A report by the Boston Consulting Group suggested that, in order to arrive at a solid cost estimate for robots, customers should multiply the machine’s price tag by a minimum of three. Let’s say a six-axis robot costs $65,000, customers should therefore budget $195,000 for the investment. That said, should the robot require a more extensive equipment overhaul, a multiplication of four or five times the cost of the robot may be required. Then, of course, there are variable costs to contemplate. These include the labour, energy, materials, ongoing maintenance and production supplies required to deploy a robot successfully.

Due to the varying nature of manufacturing facilities, these costs can fluctuate dramatically depending on the industry sector and size of the operation. Manufacturers can only calculate the ROI of an investment after establishing the robot’s total purchasing cost. Even then, manufacturers must consider several other elements, starting with robot use.
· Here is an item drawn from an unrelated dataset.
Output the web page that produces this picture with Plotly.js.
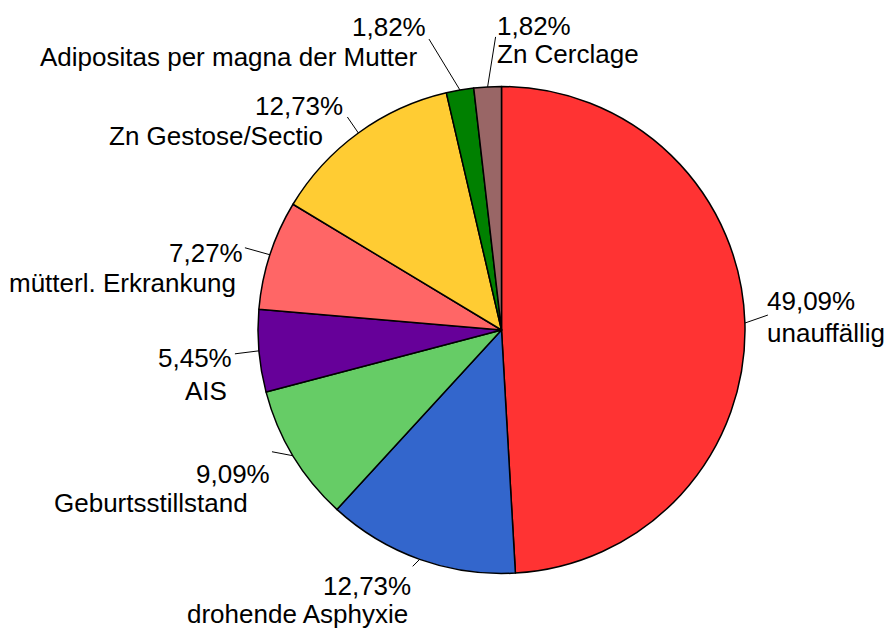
<!DOCTYPE html>
<html>
<head>
<meta charset="utf-8">
<script src="https://cdn.plot.ly/plotly-3.0.1.min.js"></script>
<style>html,body{margin:0;padding:0;background:#fff;}#chart{width:887px;height:629px;}</style>
</head>
<body>
<div id="chart"></div>
<script>
// ---- data ----
const categories = ["unauffällig", "drohende Asphyxie", "Geburtsstillstand", "AIS",
  "mütterl. Erkrankung", "Zn Gestose/Sectio", "Adipositas per magna der Mutter", "Zn Cerclage"];
const counts = [27, 7, 5, 3, 4, 7, 1, 1];
const colors = ["#FF3333", "#3366CC", "#66CC66", "#660099", "#FF6666", "#FFCC33", "#008000", "#996666"];

// ---- label layout (pixel offsets from slice edge midpoint) ----
const lineEndOff = [[23,-8],[-7,7],[-21,-4],[-24,3],[-25,-7],[-11,-16],[-31,-51],[8,-50]];
const pctOff     = [[23,-22],[-9,27],[-23,18],[-27,7],[-27,-2],[-15,-27],[-34,-63],[10,-61]];
const nameOff    = [[23,10],[-12,55],[-45,47],[-32,40],[-34,28],[-35,3],[-42,-33],[10,-33]];
const align      = ["left","right","right","right","right","right","right","left"];

const W = 887, H = 629;
const cx = 501.5, cy = 330, R = 243.5;
const total = counts.reduce((a,b)=>a+b,0);
const FONT = {size:26, color:'#000', family:'Liberation Sans, Arial, sans-serif'};

const annotations = [], shapes = [];
let cum = 0;
counts.forEach((v,i)=>{
  const th = 2*Math.PI*(cum + v/2)/total;
  cum += v;
  const ex = cx + R*Math.sin(th), ey = cy - R*Math.cos(th);
  const pct = (v/total*100).toFixed(2).replace('.', ',') + '%';
  const xs = align[i] === 'left' ? -3 : 2;
  shapes.push({type:'line', xref:'paper', yref:'paper',
    x0: ex/W, y0: 1-ey/H, x1: (ex+lineEndOff[i][0])/W, y1: 1-(ey+lineEndOff[i][1])/H,
    line:{color:'#000', width:1}});
  annotations.push({xref:'paper', yref:'paper', showarrow:false, xshift:xs,
    x:(ex+pctOff[i][0])/W, y:1-(ey+pctOff[i][1])/H, xanchor:align[i], yanchor:'middle',
    text:pct, font:FONT});
  annotations.push({xref:'paper', yref:'paper', showarrow:false, xshift:xs,
    x:(ex+nameOff[i][0])/W, y:1-(ey+nameOff[i][1])/H, xanchor:align[i], yanchor:'middle',
    text:categories[i], font:FONT});
});

const trace = {
  type:'pie', labels:categories, values:counts, sort:false, direction:'clockwise', rotation:0,
  marker:{colors:colors, line:{color:'#000', width:1.5}},
  textinfo:'none', hoverinfo:'none',
  domain:{x:[(cx-R)/W, (cx+R)/W], y:[1-(cy+R)/H, 1-(cy-R)/H]}
};

Plotly.newPlot('chart', [trace], {
  width:W, height:H, margin:{l:0,r:0,t:0,b:0}, showlegend:false,
  paper_bgcolor:'#fff', plot_bgcolor:'#fff',
  annotations:annotations, shapes:shapes,
  font:{family:'Liberation Sans, Arial, sans-serif'}
}, {displayModeBar:false, staticPlot:true});
</script>
</body>
</html>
Consider the following example. A food manufacturer plans to use two SCARA robots to automate pick-and-place processes.

The robots will run for three shifts a day, six days a week, 48 weeks of the year. The equivalent labor usually requires two operators per shift, equating to six operators to complete the same throughput over a working week. Using the lower average salary of a US production operative as an example, at $25,000 per annum, removing these roles would reduce labor costs by $150,000 a year. However, human labor is not eliminated. A good rule-of-thumb for labor estimations alongside a robotic system is 25 per cent of current costs, reducing the total labor budget to an impressive $37,500 per year.

Minus this figure from the total robot purchasing cost we determined earlier, and manufacturers have an estimated ROI for the first year. That said, there are some flaws in this method of ROI calculation. Many of these figures are estimates. For a true reflection of ROI, manufacturers should conduct a thorough cost analysis based on the operations of their facility, as well as a risk assessment. But what about the complementary benefits of robots that aren’t considered in this calculation? Robots offer peace-of-mind for delivering productivity gains to improve a factory’s bottom line.

For instance, eliminating the likelihood of human error in manufacturing processes can reduce scrap material, minimize reworks and improve the consistency of products. According to the Annual Manufacturing Report 2019 , over three quarters of manufacturers are ready to invest in new technologies to boost productivity. No doubt, robots will be among these investments. However, as manufacturers consider investing in robotic technology for productivity, it’s vital they have a clear grasp of ROI validating purchasing decisions.